Track Street Growers has taken root in Revelstoke
Sarah Harper and Stu Smith bring the Revelstoke community together through the bounty of their harvest
When Sarah Harper and Stu Smith began their business enterprise, Track Street Growers was just a pet name for a small-scale project. Their goal was simply to create a food system capable of sustaining themselves and a few other people throughout the year.

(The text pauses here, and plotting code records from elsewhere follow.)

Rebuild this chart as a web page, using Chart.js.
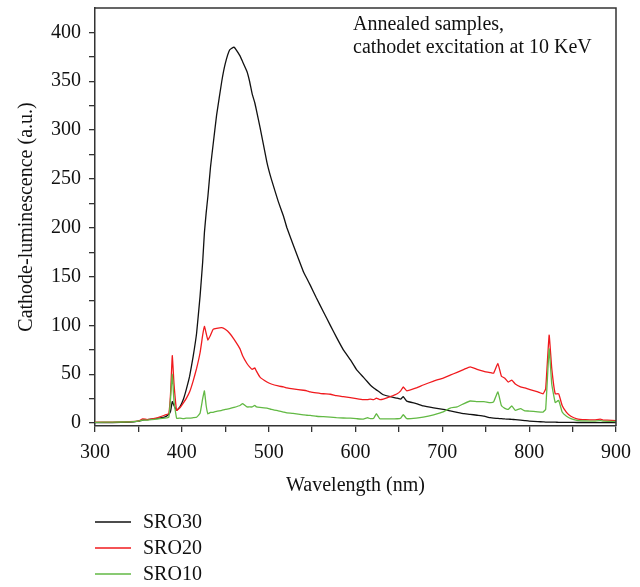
<!DOCTYPE html>
<html>
<head>
<meta charset="utf-8">
<script src="https://cdn.jsdelivr.net/npm/chart.js@4.4.1/dist/chart.umd.min.js"></script>
<style>
  html, body { margin: 0; padding: 0; background: #fff; }
  canvas { display: block; }
</style>
</head>
<body>
<canvas id="cl-chart" width="640" height="587"></canvas>
<script>
// Cathodoluminescence spectra of annealed samples

var wavelength = [
	300, 320, 340, 350, 355, 360, 370, 380, 385, 387,
	389, 391, 394, 398, 402, 405, 409, 413, 417, 421,
	424, 426, 428, 430, 433, 436, 440, 446, 450, 455,
	460, 467, 470, 475, 478, 481, 484, 486, 490, 498,
	503, 511, 517, 521, 528, 540, 544, 548, 555, 563,
	571, 578, 586, 594, 601, 609, 614, 617, 621, 624,
	628, 632, 640, 648, 652, 655, 659, 670, 678, 690,
	701, 709, 717, 725, 732, 740, 748, 755, 759, 764,
	768, 772, 776, 780, 784, 790, 795, 800, 810, 816,
	819, 823, 826, 830, 834, 838, 843, 848, 855, 865,
	875, 882, 885, 890, 900
];

var sro30 = [
	0.5, 0.5, 1, 2, 3, 3.5, 4.5, 6, 9, 12,
	22, 18, 13, 17, 25, 34, 48, 68, 92, 130,
	165, 195, 215, 232, 262, 285, 315, 350, 368, 382,
	385, 376, 370, 360, 350, 337, 328, 320, 303, 267,
	250, 227, 212, 200, 183, 155, 148, 141, 128, 114,
	100, 88, 75, 65, 55, 47, 42, 39, 36, 34,
	31.5, 29, 27, 25.5, 24.5, 27, 22.5, 20, 17.5, 15.5,
	14, 12.5, 11, 9.6, 9, 8, 7, 5.5, 5, 4.8,
	4.5, 4.2, 4, 3.8, 3.5, 3, 2.5, 2, 1.5, 1.2,
	1, 1, 1, 0.9, 0.8, 0.8, 0.7, 0.7, 0.6, 0.6,
	0.5, 0.5, 0.5, 0.5, 0.5
];

var sro20 = [
	1, 1, 1.5, 2, 4.4, 3.5, 5, 8, 10, 30,
	69, 40, 13, 16, 21, 25, 32, 43, 56, 72,
	90, 99, 92, 85, 90, 96, 97, 97.7, 96, 92,
	86, 76, 69, 61, 57.6, 55, 56.5, 53, 47, 42,
	40, 38, 37, 36, 35, 33.6, 33, 32, 31, 30,
	29.5, 28, 27, 26, 25, 24, 24, 24.5, 24, 25.5,
	24, 24.5, 27, 30, 33, 37, 33, 36, 39, 43,
	46, 49, 52, 55, 57.6, 55, 53, 51.7, 51, 61,
	48, 46, 42, 44, 40, 37, 36, 34.6, 32, 30,
	35, 90, 56, 30, 30, 18, 11, 7, 4.4, 3.5,
	3.2, 4, 3, 3, 2.5
];

var sro10 = [
	0.8, 1, 1.2, 2, 3, 3, 4, 5, 6, 25,
	50, 22, 5, 5, 4.5, 5, 5, 5.5, 6, 10,
	25, 33, 18, 9.5, 11, 11, 12, 13, 14, 14.7,
	16, 18, 20, 16.5, 16.5, 16.5, 18.2, 16.5, 16, 15.4,
	14, 12.5, 11.3, 10.5, 10, 8.5, 8, 7.9, 7, 6.5,
	6, 5.5, 5.2, 5, 4.5, 4, 5.5, 4.5, 5, 9.6,
	4.4, 4.3, 4.2, 4.4, 5, 8.6, 4.5, 5, 6, 8.5,
	11.5, 15.4, 16.5, 20, 22.6, 22, 22, 21, 21.6, 31.9,
	18, 15, 14, 17.5, 13, 14.7, 12.5, 12.3, 11.5, 11.3,
	14, 76, 40, 21, 23.3, 11.3, 6.9, 4.5, 2.8, 2.2,
	2, 2.5, 2, 1.8, 1.5
];

var seriesLabels = ['SRO30', 'SRO20', 'SRO10'];
var seriesColors = ['#111111', '#f01a1e', '#62b944'];

var xTicks = [300, 350, 400, 450, 500, 550, 600, 650, 700, 750, 800, 850, 900];
var yTicks = [0, 25, 50, 75, 100, 125, 150, 175, 200, 225, 250, 275, 300, 325, 350, 375, 400];

var noteLines = ['Annealed samples,', 'cathodet excitation at 10 KeV'];

var serif = "'Liberation Serif', 'Times New Roman', serif";

function toPoints(ys) {
	return wavelength.map(function(x, i){ return { x: x, y: ys[i] }; });
}

// frame on top/right, the note and a stacked legend under the axis
var extrasPlugin = {
	id: 'extras',
	afterDraw: function(chart) {
		var ctx = chart.ctx;
		var a = chart.chartArea;
		ctx.save();
		ctx.strokeStyle = '#333';
		ctx.lineWidth = 1.5;
		ctx.beginPath();
		ctx.moveTo(a.left, a.top);
		ctx.lineTo(a.right, a.top);
		ctx.lineTo(a.right, a.bottom);
		ctx.stroke();

		ctx.fillStyle = '#111';
		ctx.font = '20px ' + serif;
		ctx.textAlign = 'left';
		ctx.textBaseline = 'alphabetic';
		ctx.fillText(noteLines[0], a.left + 258, 30);
		ctx.fillText(noteLines[1], a.left + 258, 53);

		ctx.textBaseline = 'middle';
		chart.data.datasets.forEach(function(ds, i){
			var y = 522 + i * 26;
			ctx.strokeStyle = ds.borderColor;
			ctx.lineWidth = 1.6;
			ctx.beginPath();
			ctx.moveTo(95, y);
			ctx.lineTo(131, y);
			ctx.stroke();
			ctx.fillStyle = '#111';
			ctx.fillText(ds.label, 143, y + 1);
		});
		ctx.restore();
	}
};

window.addEventListener('load', function(){
	var ctx = document.getElementById('cl-chart').getContext('2d');
	new Chart(ctx, {
		type: 'line',
		data: {
			datasets: [
				{ label: seriesLabels[0], data: toPoints(sro30), borderColor: seriesColors[0], order: 3 },
				{ label: seriesLabels[1], data: toPoints(sro20), borderColor: seriesColors[1], order: 2 },
				{ label: seriesLabels[2], data: toPoints(sro10), borderColor: seriesColors[2], order: 1 }
			]
		},
		options: {
			responsive: false,
			animation: false,
			parsing: false,
			layout: { padding: { left: 15, right: 24, top: 8, bottom: 89 } },
			elements: {
				point: { radius: 0 },
				line: { borderWidth: 1.3, tension: 0.1, fill: false }
			},
			plugins: {
				legend: { display: false },
				tooltip: { enabled: false }
			},
			scales: {
				x: {
					type: 'linear',
					min: 300,
					max: 900,
					afterBuildTicks: function(axis){
						axis.ticks = xTicks.map(function(v){ return { value: v }; });
					},
					ticks: {
						autoSkip: false,
						maxRotation: 0,
						color: '#111',
						padding: 9,
						font: { family: serif, size: 20 },
						callback: function(v){ return v % 100 === 0 ? v : ''; }
					},
					grid: { drawOnChartArea: false, drawTicks: true, tickLength: 6, color: '#333', lineWidth: 1.3 },
					border: { color: '#333', width: 1.5 },
					title: {
						display: true,
						text: 'Wavelength (nm)',
						color: '#111',
						font: { family: serif, size: 20 },
						padding: { top: 0, bottom: 0 }
					}
				},
				y: {
					type: 'linear',
					min: -3,
					max: 425,
					afterBuildTicks: function(axis){
						axis.ticks = yTicks.map(function(v){ return { value: v }; });
					},
					// the top label sits well below the frame, so no extra room is needed above
					afterFit: function(axis){
						axis.paddingTop = 0;
					},
					ticks: {
						autoSkip: false,
						color: '#111',
						padding: 8,
						font: { family: serif, size: 20 },
						callback: function(v){ return v % 50 === 0 ? v : ''; }
					},
					grid: { drawOnChartArea: false, drawTicks: true, tickLength: 6, color: '#333', lineWidth: 1.3 },
					border: { color: '#333', width: 1.5 },
					title: {
						display: true,
						text: 'Cathode-luminescence (a.u.)',
						color: '#111',
						font: { family: serif, size: 20 },
						padding: { top: 0, bottom: 4 }
					}
				}
			}
		},
		plugins: [extrasPlugin]
	});
});
</script>
</body>
</html>
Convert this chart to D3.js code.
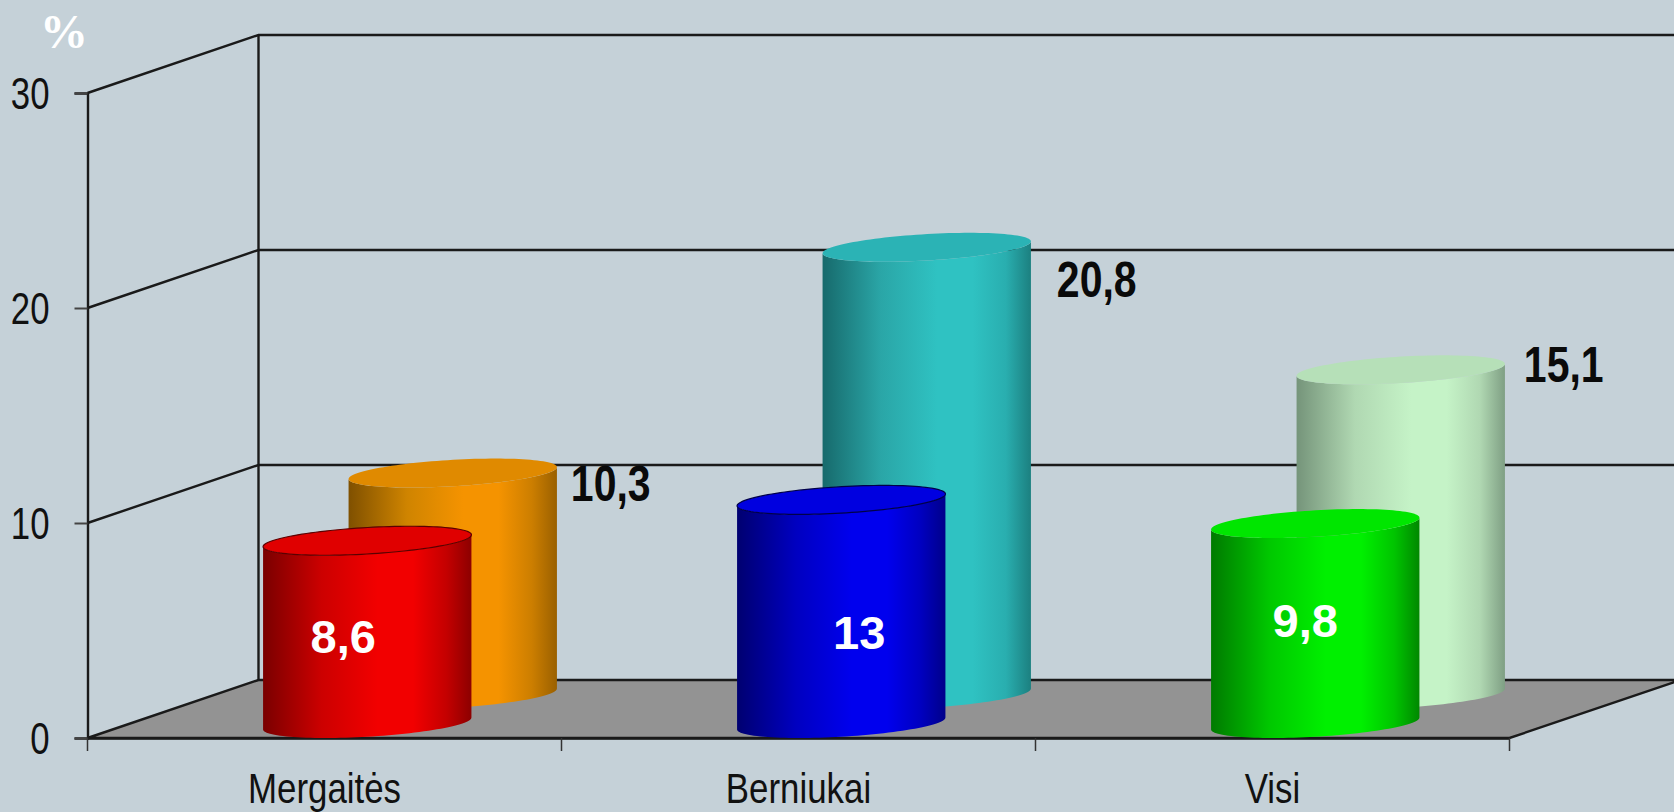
<!DOCTYPE html>
<html><head><meta charset="utf-8">
<script src="https://cdn.jsdelivr.net/npm/d3@7/dist/d3.min.js"></script>
<style>html,body{margin:0;padding:0;background:#c5d1d8;overflow:hidden}svg{display:block}</style>
</head><body><svg id="c" width="1674" height="812"></svg>
<script>
const categories = ["Mergaitės", "Berniukai", "Visi"];
const frontHeights = [8.5, 10.4, 9.3];
const backHeights = [10.3, 20.8, 15.1];
const frontLabels = ["8,6", "13", "9,8"];
const backLabels = ["10,3", "20,8", "15,1"];
const yTicks = [0, 10, 20, 30];
const frontColors = [
  {top:"#e00000", edge:"#5a0000", stops:["#7a0000","#cc0000","#f20000","#f20000","#c40000","#8c0000"]},
  {top:"#0000e0", edge:"#00004a", stops:["#000070","#0000c0","#0000ee","#0000ee","#0000c0","#00008a"]},
  {top:"#00e600", edge:"none",    stops:["#007a00","#00c800","#00f000","#00f000","#00c400","#008800"]}
];
const backColors = [
  {top:"#e08a00", edge:"none", stops:["#7f5000","#cf8400","#f59300","#f59300","#cc7e00","#9a6000"]},
  {top:"#2bb3b5", edge:"none", stops:["#176a6c","#2aa6a7","#2fc2c2","#2fc2c2","#29aeaf","#1c8080"]},
  {top:"#b6e0b8", edge:"none", stops:["#75947a","#b0d8b2","#c5f3c7","#c5f3c7","#b0d8b2","#7f9f84"]}
];
const stopOffsets = [0, .28, .55, .72, .88, 1];

const W = 1674, H = 812;
const depthX = 171, depthY = -58;
const y = d3.scaleLinear().domain([0, 30]).range([738, 93]);
const x = d3.scaleBand().domain(categories).range([87.5, 1509.5]);
const svg = d3.select("#c");
const font = "'Liberation Sans',Arial,sans-serif";
const ink = "#1a1a1a";
const lineW = 2.4;
const defs = svg.append("defs");

svg.append("rect").attr("width", W).attr("height", H).attr("fill", "#c5d1d8");

// floor
const x0 = x.range()[0], x1 = x.range()[1], yz = y(0);
svg.append("path")
  .attr("d", d3.line()([[x0,yz],[x0+depthX,yz+depthY],[x1+depthX,yz+depthY],[x1,yz]])+"Z")
  .attr("fill", "#939393").attr("stroke", ink).attr("stroke-width", lineW);

// back wall and side wall
yTicks.filter(d => d > 0).forEach(d => {
  svg.append("path").attr("fill","none").attr("stroke",ink).attr("stroke-width",lineW)
    .attr("d", d3.line()([[x0,y(d)],[x0+depthX,y(d)+depthY],[W+10,y(d)+depthY]]));
});
svg.append("line").attr("x1",x0+depthX).attr("x2",x0+depthX)
  .attr("y1",y(30)+depthY).attr("y2",yz+depthY).attr("stroke",ink).attr("stroke-width",lineW);

// axes
const yAxis = svg.append("g").attr("transform",`translate(${x0},0)`)
  .call(d3.axisLeft(y).tickValues(yTicks).tickSize(13));
yAxis.selectAll("text").attr("font-family",font).attr("font-size",44).attr("fill","#111")
  .attr("x",0).attr("dy","0.36em").attr("transform",`translate(-38,0) scale(0.79,1)`);
const xAxis = svg.append("g").attr("transform",`translate(0,${yz})`)
  .call(d3.axisBottom(x).tickSize(0));
xAxis.selectAll("text").attr("font-family",font).attr("font-size",42).attr("fill","#111")
  .attr("y",0).attr("dy","0.36em").attr("transform",`translate(0,50) scale(0.83,1)`);
svg.selectAll("g .domain").attr("stroke",ink).attr("stroke-width",lineW);
yAxis.selectAll(".tick line").attr("stroke","#444").attr("stroke-width",2);
[...categories.map(c=>x(c)), x1].forEach(px => {
  svg.append("line").attr("x1",px).attr("x2",px).attr("y1",yz).attr("y2",yz+13)
    .attr("stroke","#333").attr("stroke-width",1.5);
});

// cylinders
const halfWidth = 95, discDepth = 0.25;
const t0 = Math.atan2(discDepth*depthX, halfWidth);
function rimPoint(cx, cy, t){
  return [cx + halfWidth*Math.cos(t) + discDepth*depthX*Math.sin(t),
          cy + discDepth*depthY*Math.sin(t)];
}
const steps = d3.range(0, 61);
function cylinder(cat, value, colors, depthPos, id){
  const cx = x(cat) + x.bandwidth()/2 + depthPos*depthX;
  const base = yz + depthPos*depthY;
  const top = base - (yz - y(value));
  const grad = defs.append("linearGradient").attr("id",id).attr("x1",0).attr("x2",1).attr("y1",0).attr("y2",0);
  colors.stops.forEach((c,i)=>grad.append("stop").attr("offset",stopOffsets[i]).attr("stop-color",c));
  const front = steps.map(i => t0 + Math.PI + Math.PI*i/60);
  const bottomPts = front.map(t => rimPoint(cx, base, t));
  const topPts = front.slice().reverse().map(t => rimPoint(cx, top, t));
  svg.append("path").attr("d", d3.line()(bottomPts.concat(topPts))+"Z").attr("fill",`url(#${id})`);
  const rim = d3.range(0,121).map(i => rimPoint(cx, top, i*Math.PI/60));
  svg.append("path").attr("d", d3.line()(rim)+"Z").attr("fill",colors.top)
    .attr("stroke",colors.edge).attr("stroke-width",colors.edge==="none"?0:1.2);
  return {cx, top, base};
}
const backGeom = categories.map((c,i)=>cylinder(c, backHeights[i], backColors[i], .75, "b"+i));
const frontGeom = categories.map((c,i)=>cylinder(c, frontHeights[i], frontColors[i], .25, "f"+i));

// value labels
const backNudge = [[158,15],[170,36],[163,-1]];
const frontNudge = [[-24,100],[18,137],[-10,101]];
backLabels.forEach((l,i)=>{
  const px = backGeom[i].cx+backNudge[i][0], py = backGeom[i].top+backNudge[i][1];
  svg.append("text").text(l).attr("text-anchor","middle").attr("dominant-baseline","middle")
    .attr("transform",`translate(${px},${py}) scale(0.82,1)`)
    .attr("font-family",font).attr("font-weight",700).attr("font-size",50).attr("fill","#0a0a0a");
});
frontLabels.forEach((l,i)=>{
  svg.append("text").text(l).attr("x",frontGeom[i].cx+frontNudge[i][0]).attr("y",frontGeom[i].top+frontNudge[i][1])
    .attr("text-anchor","middle").attr("dominant-baseline","middle")
    .attr("font-family",font).attr("font-weight",700).attr("font-size",47).attr("fill","#fff");
});

// unit
svg.append("text").text("%").attr("x",64).attr("y",48).attr("text-anchor","middle")
  .attr("font-family","'Liberation Serif','Times New Roman',serif").attr("font-weight",700)
  .attr("font-size",48).attr("fill","#fff");
</script></body></html>
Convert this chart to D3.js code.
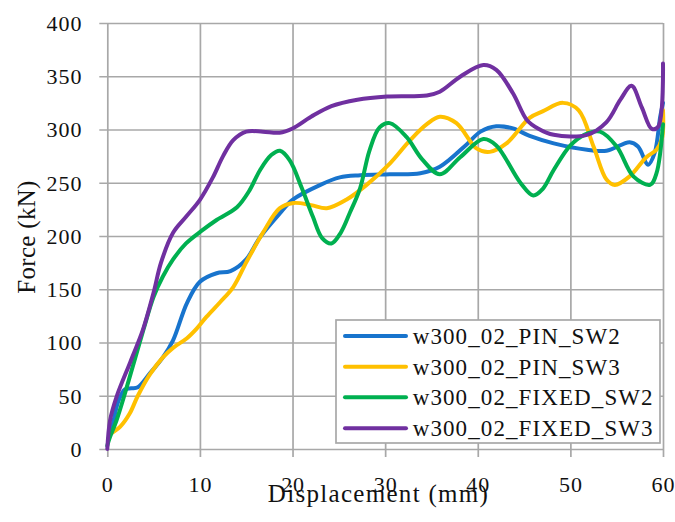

They decided to grow extra garlic as a cash crop, but selling it randomly by the pound was time-consuming and less than efficient. Their solution was to create the Revelstoke Garlic Festival, designed to move their substantial crop and share the impressive harvest with other families. What followed was even better than they had anticipated. They were enthusiastically met with other farmers, growers, producers and chefs who wanted to participate in the festival. They also reached out to local musicians and other performers to support the artistic community. The couple was happy to give back, and the festival continues to be a big hit.
“Creating something from the ground up is exciting,” said Harper. “Learning about business by curating a brand holds many challenges that help us to grow.”
In addition, Harper and Smith host Garden Guru workshops, school tours and educational talks about sustainable agriculture. They also share information about their composting program and have spent several years helping people around town turn their lawns into gardens. All of this aims to improve local food security and self-sufficiency.
“Becoming proficient at growing ingredients and streamlining the processes and production is so rewarding,” said Smith.
Track Street Growers has recently branched off and rebranded as Stoke the Fire Hot Sauce. They now specialize in exotic hot peppers and honey, growing as many of their own ingredients as possible. They produce hot sauce, garlic syrups and spicy seasonings in an on-site, commercially certified kitchen.
The couple’s eventual goal is to scale up the business, so that it serves as an economic driver for other small companies, farms and creators in the region.
When asked to define their super powers, both entrepreneurs had interesting responses.
Smith indicated that his super power is perseverance. He creates living soil through composting and is an expert on nurturing plants and growing system innovation.
Harper’s super power is vision. She is also the food systems and safety specialist, flavour and fire technician, and handles marketing, brand building, event planning and beekeeping.